At this point you might be thinking, your list of how the iterator works is longer and more complicated. Not so! You might also not see the benefit of the iterator yet either, so let me explain them in more detail...

An iterator works on the principle of only getting a row (be it a row of an array or database result set, etc) when it is needed. Now that is a pretty ambiguous statement. You might be thinking: that's what my foreach / for loops do! Well, before I get into the code, let's look at how the functions of an iterator should work:

Functions

current: this function will return the current row.
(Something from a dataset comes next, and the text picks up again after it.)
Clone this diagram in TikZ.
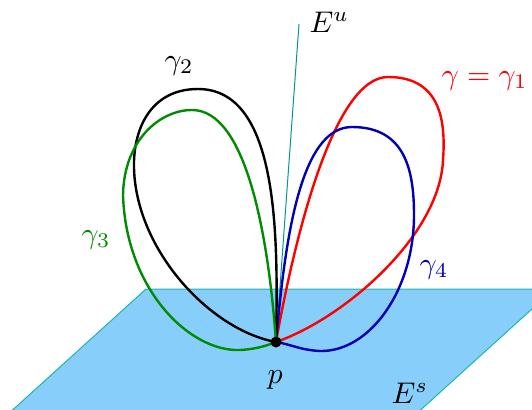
\documentclass[tikz,border=0pt]{standalone}
\begin{document}
\begin{tikzpicture}[x=1bp,y=-1bp]
\definecolor{planefill}{RGB}{135,206,250}
\definecolor{planeedge}{RGB}{30,180,180}
\definecolor{eucol}{RGB}{0,150,150}
\definecolor{cblue}{RGB}{0,0,180}
\definecolor{cgreen}{RGB}{0,140,0}
\tikzset{
  loop/.style={line width=2.4bp, line join=round},
  lbl/.style={scale=3, inner sep=0pt, anchor=base west},
}
\useasboundingbox (0,0) rectangle (532,409);
\clip (0,0) rectangle (532,409);
% plane E^s
\coordinate (s1) at (146,289);
\coordinate (s2) at (554,289);
\coordinate (s3) at (404,425);
\coordinate (s4) at (-4,425);
\filldraw[fill=planefill, draw=planeedge, line width=1bp] (s1) -- (s2) -- (s3) -- (s4) -- cycle;
% point p and E^u direction
\coordinate (p) at (276,342);
\coordinate (eu) at (299,24);
\draw[eucol, line width=1bp] (p) -- (eu);
% loops
\draw[loop, red] (p) .. controls (296,230) and (335,77) .. (388,77)
  .. controls (440,77) and (446,120) .. (443,160)
  .. controls (440,235) and (345,318) .. (p);
\draw[loop, cblue] (p) .. controls (285,240) and (300,127) .. (352,127)
  .. controls (405,127) and (414,170) .. (414,215)
  .. controls (414,290) and (370,352) .. (320,351)
  .. controls (300,350) and (290,344) .. (p);
\draw[loop, black] (p) .. controls (278,240) and (280,89) .. (198,89)
  .. controls (150,89) and (133,130) .. (134,168)
  .. controls (136,250) and (210,330) .. (p);
\draw[loop, cgreen] (p) .. controls (268,230) and (245,110) .. (192,110)
  .. controls (160,110) and (124,140) .. (123,195)
  .. controls (126,290) and (190,352) .. (240,350)
  .. controls (258,349) and (268,345) .. (p);
\fill (p) circle (5.5bp);
% labels
\node[lbl] (leu) at (309,32) {$E^u$};
\node[lbl] (les) at (391,403) {$E^s$};
\node[lbl] (lp) at (267,383) {$p$};
\node[lbl, black] (lg2) at (164,69) {$\gamma_2$};
\node[lbl, red] (lg1) at (441,84) {$\gamma=\gamma_1$};
\node[lbl, cgreen] (lg3) at (81,243) {$\gamma_3$};
\node[lbl, cblue] (lg4) at (419,273) {$\gamma_4$};
\end{tikzpicture}
\end{document}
It is very important that you realize this. 'current' is passed the current row and it will return it. next: this function will tell the iterator to go to the next row. If there is another row, it will return TRUE, otherwise it will return FALSE. hasNext: this function is used in 'next'. It will return a boolean of whether or not another row exists. key: return the current index of the array/result set that we are on. reset: reset the iterator back to the start of the array / database result set.

Variables

_index

The index starts off at -1. This is VERY important because the way you use an interator is that you would do: if($it->next()) ... The 'next' function, as described above, will tell the iterator to go to the next index or not. It tells the iterator by using the 'hasNext' function and then by incrementing the '_index' variable. So, on the first iteration, '_index' will be incremented to 0 (zero) representing the first row of the array / result set.

_array

This is ONLY for an array iterator. This is a reference to the array that we are iterating through. _size: Again, this is ONLY for an array iterator. This is the count() or sizeof() (whichever you prefer) of the array. It is used to in 'hasNext' to see if we can still iterate through the array.

_it

This is ONLY for a proxy iterator (will be explained). This is a reference to the iterator that we will be iterating through.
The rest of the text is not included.